As you get to know someone better, extra information will allow you to revise that first impression so that you can make a more rational and well-informed decision about them. Yet paradoxically, sometimes, even with more information you are better off going with your initial gut instincts.

Information overload can be a problem in all sorts of situations, from choosing where to go on holiday, to which ‘hot product’ to choose for your business. Sometimes rather than churn it all over in your mind in the logical way it's better to just relax and tune into your gut feelings about it. Researchers found that when confronted by a complex decision, their subjects became ‘baffled’ and actually make the best choices when they did not consciously analyse the options.

Consider your emotions

You might think that your emotions of the enemy of decision-making, but in fact they are integral to it. Our very basic emotions evolved to enable us to make rapid and unconscious choices in situations that threaten our survival. Fear leads to the flight or fight response, disgust leads to avoidance and so on. Yet the role of our emotions in decision-making goes much deeper than this. Whenever you make a decision, your limbic system -- the emotional centre in your brain -- is active. Our brains store emotional memories of past choices, which we use in the present to make decisions.

Emotions are critical when we make decisions -- but do they allow us to make the right decisions? Ironically, if you are emotional when you actually make a decision, this can affect the outcome. For instance if you are angry when you make a decision, researchers have found, it can make you impetuous, selfish and risk prone.

The best way to overcome this, is to make sure you feel calm and in complete control when you tune into your gut instincts in order to make a decision.

Keep your eye on the ball

Our decisions and judgments have the rather disconcerting habit of becoming attached to arbitrary or irrelevant facts and figures. This is called the ‘anchoring effect’. Anchoring kicks in when we need to make decisions based on very limited information. With so little information to go on, we seem more prone to latch onto irrelevancies and this sways our judgment.

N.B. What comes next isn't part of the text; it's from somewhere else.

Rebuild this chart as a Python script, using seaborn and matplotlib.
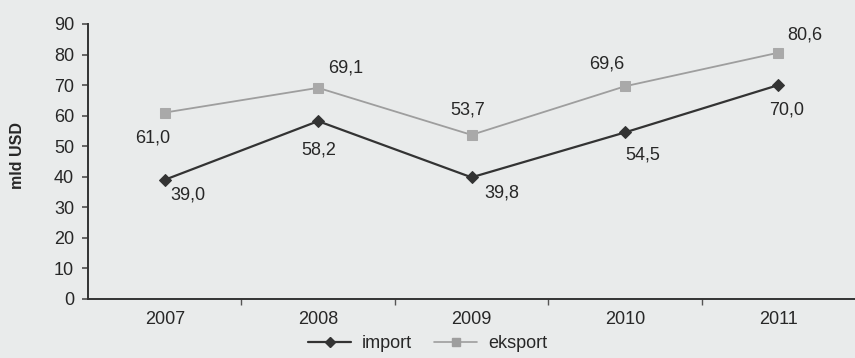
import matplotlib
matplotlib.use("Agg")
import matplotlib.pyplot as plt
import seaborn as sns
import pandas as pd
from matplotlib.ticker import FixedLocator
from matplotlib.lines import Line2D

years = ["2007", "2008", "2009", "2010", "2011"]
imports = [39.0, 58.2, 39.8, 54.5, 70.0]
exports = [61.0, 69.1, 53.7, 69.6, 80.6]
series_names = ["import", "eksport"]

sns.set_theme(style="white")
plt.rcParams["font.family"] = ["Liberation Sans", "DejaVu Sans"]

bg = "#e9ebeb"
txt = "#272727"

df = pd.DataFrame({
    "idx": list(range(len(years))) * 2,
    "value": imports + exports,
    "series": [series_names[0]] * len(years) + [series_names[1]] * len(years),
})

fig = plt.figure(figsize=(8.55, 3.58), dpi=100, facecolor=bg)
ax = fig.add_axes([0.103, 0.165, 0.897, 0.768])
ax.set_facecolor(bg)

sns.lineplot(data=df, x="idx", y="value", hue="series", style="series",
             palette={"import": "#333333", "eksport": "#9e9e9e"},
             markers={"import": "D", "eksport": "s"},
             dashes=False, markersize=7, linewidth=1.6, ax=ax, legend=False)
for ln, mfc in zip(ax.lines, ["#333333", "#a9a9a9"]):
    ln.set_markerfacecolor(mfc)
    ln.set_markeredgecolor(mfc)
ax.lines[0].set_markersize(6)
ax.lines[1].set_linewidth(1.3)

ax.set_xlim(-0.5, 4.5)
ax.set_ylim(0, 90)
ax.set_yticks(range(0, 91, 10))
ax.set_xticks(range(len(years)))
ax.set_xticklabels(years)
ax.xaxis.set_minor_locator(FixedLocator([0.5, 1.5, 2.5, 3.5]))
ax.tick_params(axis="x", which="major", length=0, pad=9, labelsize=13, labelcolor=txt)
ax.tick_params(axis="x", which="minor", length=4, direction="out", color="#555555", bottom=True)
ax.tick_params(axis="y", length=4, direction="out", color="#555555", left=True, labelsize=13, labelcolor=txt, pad=6)
for s in ["top", "right"]:
    ax.spines[s].set_visible(False)
for s in ["left", "bottom"]:
    ax.spines[s].set_color("#333333")
    ax.spines[s].set_linewidth(1.4)
ax.set_xlabel("")
ax.set_ylabel("mld USD", fontsize=11.5, fontweight="bold", color=txt)
ax.yaxis.set_label_coords(-0.082, 0.52)

def fmt(v):
    return f"{v:.1f}".replace(".", ",")

exp_off = [(-9, -18), (19.5, 14.5), (-3, 18), (-13, 16), (19, 13)]
imp_off = [(17, -11), (0.5, -21), (22, -11.5), (13, -16), (6, -18)]
for i, (v, o) in enumerate(zip(exports, exp_off)):
    ax.annotate(fmt(v), (i, v), xytext=o, textcoords="offset points",
                ha="center", va="center", fontsize=13, color=txt)
for i, (v, o) in enumerate(zip(imports, imp_off)):
    ax.annotate(fmt(v), (i, v), xytext=o, textcoords="offset points",
                ha="center", va="center", fontsize=13, color=txt)

handles = [
    Line2D([], [], color="#333333", marker="D", markersize=5, linewidth=1.6),
    Line2D([], [], color="#9e9e9e", marker="s", markersize=6, linewidth=1.2),
]
fig.legend(handles, series_names, loc="center", bbox_to_anchor=(0.5, 0.04),
           ncol=2, frameon=False, fontsize=13, handlelength=2.4,
           columnspacing=1.2, handletextpad=0.6, labelcolor=txt)

fig.savefig("out.png", dpi=100, facecolor=bg)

To how can you overcome this when you make business decisions? The best way is to gather as much information as you can -- and this is where your market research comes
in -- gather as much information as you possibly can, then when you are feeling calm and in control – tune into to your gut instinct.

Look at it another way

Often, our decisions are unconsciously influenced by the way the alternatives are presented. This is called the ‘framing effect’. In particular, we have a strong bias towards options that seem to involve gains and an aversion to ones that seem to involve losses. Advertisers make use of this all the time and is why things like a healthy snack tends to be marketed as ‘90% fat-free’ rather than ‘10% fat’ and why we tend to buy things based on their benefits alone.

You can use this to your advantage when advertising your own products and services. Always sell benefits!

Brain scans show that when a person goes with the ‘framing effect’ in a there is lots of activity in the amygdala -- part of the brain’s emotional centre.

There may not be much you can do about this unconscious response, apart from wait for the wisdom that comes with age and experience, but knowing it exists can help you look at your options from more than one angle.